Trading Desk: One Way Or Another, The Fed Is Done

The Fed meets again next week. While trading will probably be volatile around the statement, I think the market has largely discounted the event in itself. After all, whether we get a hike or a pause is barely statistically meaningful at this point.

Back at the beginning of this cycle, every rate hike felt apocalyptic. It came as a shock. Even a 0.25 point increase from zero was effectively an infinite increase in the cost of money when you looked at it in percentage terms.

It was more of a binary event, like toggling a switch between free money and a world where debt costs something . . . anything at all. The Fed toggled the switch.
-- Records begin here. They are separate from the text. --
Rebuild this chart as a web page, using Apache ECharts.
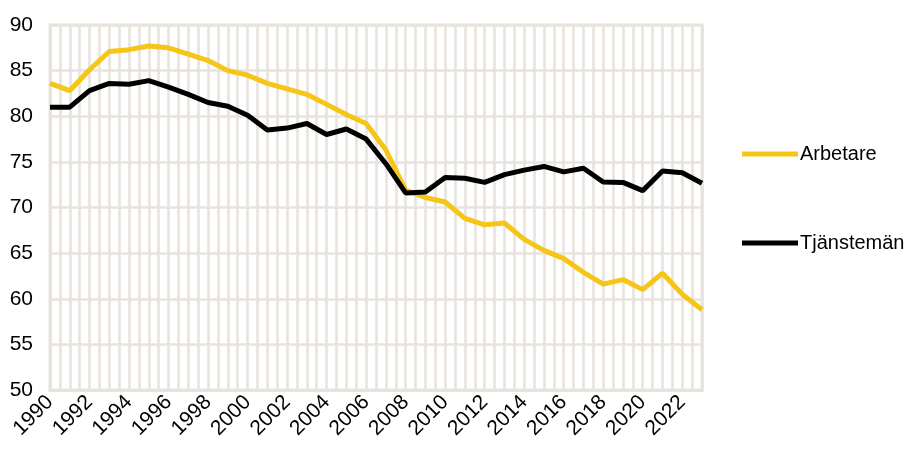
<!DOCTYPE html>
<html>
<head>
<meta charset="utf-8">
<script src="https://cdn.jsdelivr.net/npm/echarts@6/dist/echarts.min.js"></script>
<style>html,body{margin:0;padding:0;background:#fff}#c{width:911px;height:451px}</style>
</head>
<body>
<div id="c"></div>
<script>
const years = [1990,1991,1992,1993,1994,1995,1996,1997,1998,1999,2000,2001,2002,2003,2004,2005,2006,2007,2008,2009,2010,2011,2012,2013,2014,2015,2016,2017,2018,2019,2020,2021,2022,2023];
const arbetare = [83.6,82.8,85.1,87.1,87.3,87.7,87.5,86.8,86.1,85.0,84.5,83.6,83.0,82.4,81.3,80.2,79.2,76.3,71.9,71.1,70.6,68.8,68.1,68.3,66.5,65.3,64.4,62.9,61.6,62.1,61.0,62.8,60.5,58.8];
const tjansteman = [81.0,81.0,82.8,83.6,83.5,83.9,83.2,82.4,81.5,81.1,80.1,78.5,78.7,79.2,78.0,78.6,77.5,74.8,71.6,71.7,73.3,73.2,72.75,73.6,74.1,74.5,73.9,74.3,72.8,72.75,71.85,74.0,73.8,72.65];
const seriesNames = ['Arbetare','Tjänstemän'];
const yTicks = [50,55,60,65,70,75,80,85,90];

const grid = '#e8e3dc';
const font = 'Liberation Sans, Arial, sans-serif';
const chart = echarts.init(document.getElementById('c'));
chart.setOption({
  animation: false,
  backgroundColor: '#fff',
  grid: {left: 50, right: 209, top: 25, bottom: 61, show: true, borderColor: grid, borderWidth: 3},
  legend: {
    orient: 'vertical', left: 737, top: 139, itemGap: 69, itemWidth: 56, itemHeight: 5,
    icon: 'rect',
    textStyle: {fontFamily: font, fontSize: 20, color: '#000', padding: [0,0,0,-3]},
    data: seriesNames
  },
  xAxis: {
    type: 'value', min: years[0], max: years[years.length-1], interval: 0.5,
    axisLine: {show: true, lineStyle: {color: grid, width: 3}},
    axisTick: {show: false},
    splitLine: {show: true, lineStyle: {color: grid, width: 2.6}},
    axisLabel: {
      rotate: 45, fontFamily: font, fontSize: 21, color: '#000', margin: 9,
      showMaxLabel: false,
      formatter: v => (Number.isInteger(v) && v % 2 === 0) ? String(v) : ''
    }
  },
  yAxis: {
    type: 'value', min: yTicks[0], max: yTicks[yTicks.length-1], interval: 5,
    axisLine: {show: true, lineStyle: {color: grid, width: 3}},
    axisTick: {show: false},
    splitLine: {show: true, lineStyle: {color: grid, width: 2.6}},
    axisLabel: {fontFamily: font, fontSize: 21, color: '#000', margin: 17}
  },
  series: [
    {name: seriesNames[0], type: 'line', data: years.map((y,i)=>[y, arbetare[i]]), symbol: 'none',
     lineStyle: {color: '#F5C518', width: 5}, itemStyle: {color: '#F5C518'}},
    {name: seriesNames[1], type: 'line', data: years.map((y,i)=>[y, tjansteman[i]]), symbol: 'none',
     lineStyle: {color: '#000', width: 5}, itemStyle: {color: '#000'}}
  ]
});
</script>
</body>
</html>
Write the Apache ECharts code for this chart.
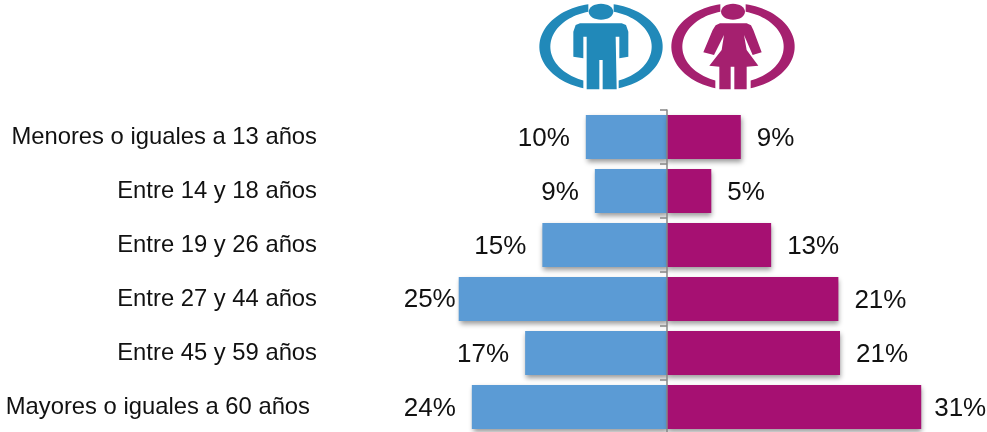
<!DOCTYPE html>
<html><head><meta charset="utf-8">
<style>html,body{margin:0;padding:0;background:#fff}#c{width:987px;height:432px}</style>
<script src="https://cdn.jsdelivr.net/npm/echarts@6/dist/echarts.min.js"></script>
</head><body><div id="c"></div>
<script>
const categories = ['Menores o iguales a 13 años','Entre 14 y 18 años','Entre 19 y 26 años','Entre 27 y 44 años','Entre 45 y 59 años','Mayores o iguales a 60 años'];
const menValues = [9.9, 8.8, 15.2, 25.4, 17.3, 23.8];
const womenValues = [9.0, 5.4, 12.7, 20.9, 21.1, 31.0];

const FONT = '"Liberation Sans", Arial, sans-serif';
const shadow = {shadowColor:'rgba(0,0,0,0.4)',shadowBlur:5,shadowOffsetX:1,shadowOffsetY:3};

// Decorative icons, in a local coordinate space three times the page scale
function crescent(cx, side){
  const pts=[], cy=140, a=38, b=53, n=48;
  const arc=(rx,ry,rev)=>{
    const t0=Math.asin(a/rx), t1=Math.PI-Math.asin(b/rx), out=[];
    for(let i=0;i<=n;i++){const t=t0+(t1-t0)*i/n; out.push([cx+side*rx*Math.sin(t), cy-ry*Math.cos(t)]);}
    return rev?out.reverse():out;
  };
  return pts.concat(arc(185,130,false),arc(152,108,true));
}
const manBody=[[180,70],[305,70],[318,75],[325,95],[325,170],[298,175],[298,110],[287,110],[290,268],[248,268],[248,180],[238,180],[238,268],[200,268],[200,110],[190,110],[190,175],[160,170],[160,95],[167,75]];
const womanBody=[[600,70],[680,70],[693,76],[700,90],[725,157],[698,165],[672,105],[680,150],[715,197],[680,200],[680,268],[643,268],[643,200],[632,200],[632,268],[598,268],[598,200],[568,197],[605,150],[612,105],[582,165],[550,157],[578,90],[587,76]];
function icon(cx,headRx,body,color){
  return [
    {type:'polygon',shape:{points:crescent(cx,-1)},style:{fill:color}},
    {type:'polygon',shape:{points:crescent(cx,1)},style:{fill:color}},
    {type:'ellipse',shape:{cx:cx,cy:35,rx:headRx,ry:24},style:{fill:color}},
    {type:'polygon',shape:{points:body},style:{fill:color}}
  ];
}

const chart = echarts.init(document.getElementById('c'),null,{renderer:'canvas'});
chart.setOption({
  animation:false,
  backgroundColor:'#fff',
  grid:{left:339,top:110,width:656,height:324,outerBoundsMode:'none'},
  xAxis:{type:'value',min:-40,max:40,show:false},
  yAxis:{
    type:'category',inverse:true,z:5,
    data:categories.map((c,i)=>i===5?{value:c,textStyle:{padding:[2,7,0,0]}}:c),
    axisLine:{onZero:true,lineStyle:{color:'#868686',width:1.5}},
    axisTick:{show:true,length:7,lineStyle:{color:'#868686',width:1.5}},
    axisLabel:{margin:22,interval:0,color:'#111',fontFamily:FONT,fontSize:23.8,align:'right',hideOverlap:false,padding:[4,0,0,0]}
  },
  series:[
    {type:'bar',name:'Hombres',barWidth:44,barGap:'-100%',
     itemStyle:Object.assign({color:'#5B9BD5'},shadow),
     label:{show:true,position:'left',distance:16,offset:[0,2],color:'#111',fontFamily:FONT,fontSize:26,
       formatter:p=>Math.round(-p.value)+'%'},
     data:menValues.map((v,i)=>i===3?{value:-v,label:{distance:3,offset:[0,1]}}:-v)},
    {type:'bar',name:'Mujeres',barWidth:44,
     itemStyle:Object.assign({color:'#A61072'},shadow),
     label:{show:true,position:'right',distance:16,offset:[0,2],color:'#111',fontFamily:FONT,fontSize:26,
       formatter:p=>Math.round(p.value)+'%'},
     data:womenValues.map((v,i)=>i===5?{value:v,label:{distance:13}}:v)}
  ],
  graphic:[{type:'group',x:520,y:0,scaleX:1/3,scaleY:1/3,silent:true,
    children:[].concat(icon(243,37,manBody,'#2189B9'),icon(639,36,womanBody,'#A5206F'))}]
});
</script></body></html>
We went from risk ON to risk OFF.

Investors with portfolios geared for a maximum risk / zero rate environment freaked out and lightened their positions on just about everything. Leverage across the market deflated like a dead balloon, taking the market as a whole with it.

But that was a year and a half ago. People who needed to take risk off across the board already heeded the switch. The rest of us exist in a world of nuances, probabilities, shades of risk balanced against potential returns.

It’s no longer as simple as every Fed statement coming as a shock to the system. Now, if they pause next week, nothing whatsoever changes until the next meeting in July. Life goes on as it was.

And if the Fed goes ahead and tightens one more time, the nuances only shift 0.25 point, which means money gets about 5% more expensive. That’s barely an accounting error at this stage.

Either way, people think the next hike will be the last. After that, we’ve seen and endured the worst of it. Rates go down from there.

I’m hoping it’s because inflation goes away and not because the economy crashes. But for now, either way, knowing that rates are unlikely to climb much more is its own relief . . . and its own reward. The Fed can’t really hurt us much more than it already has.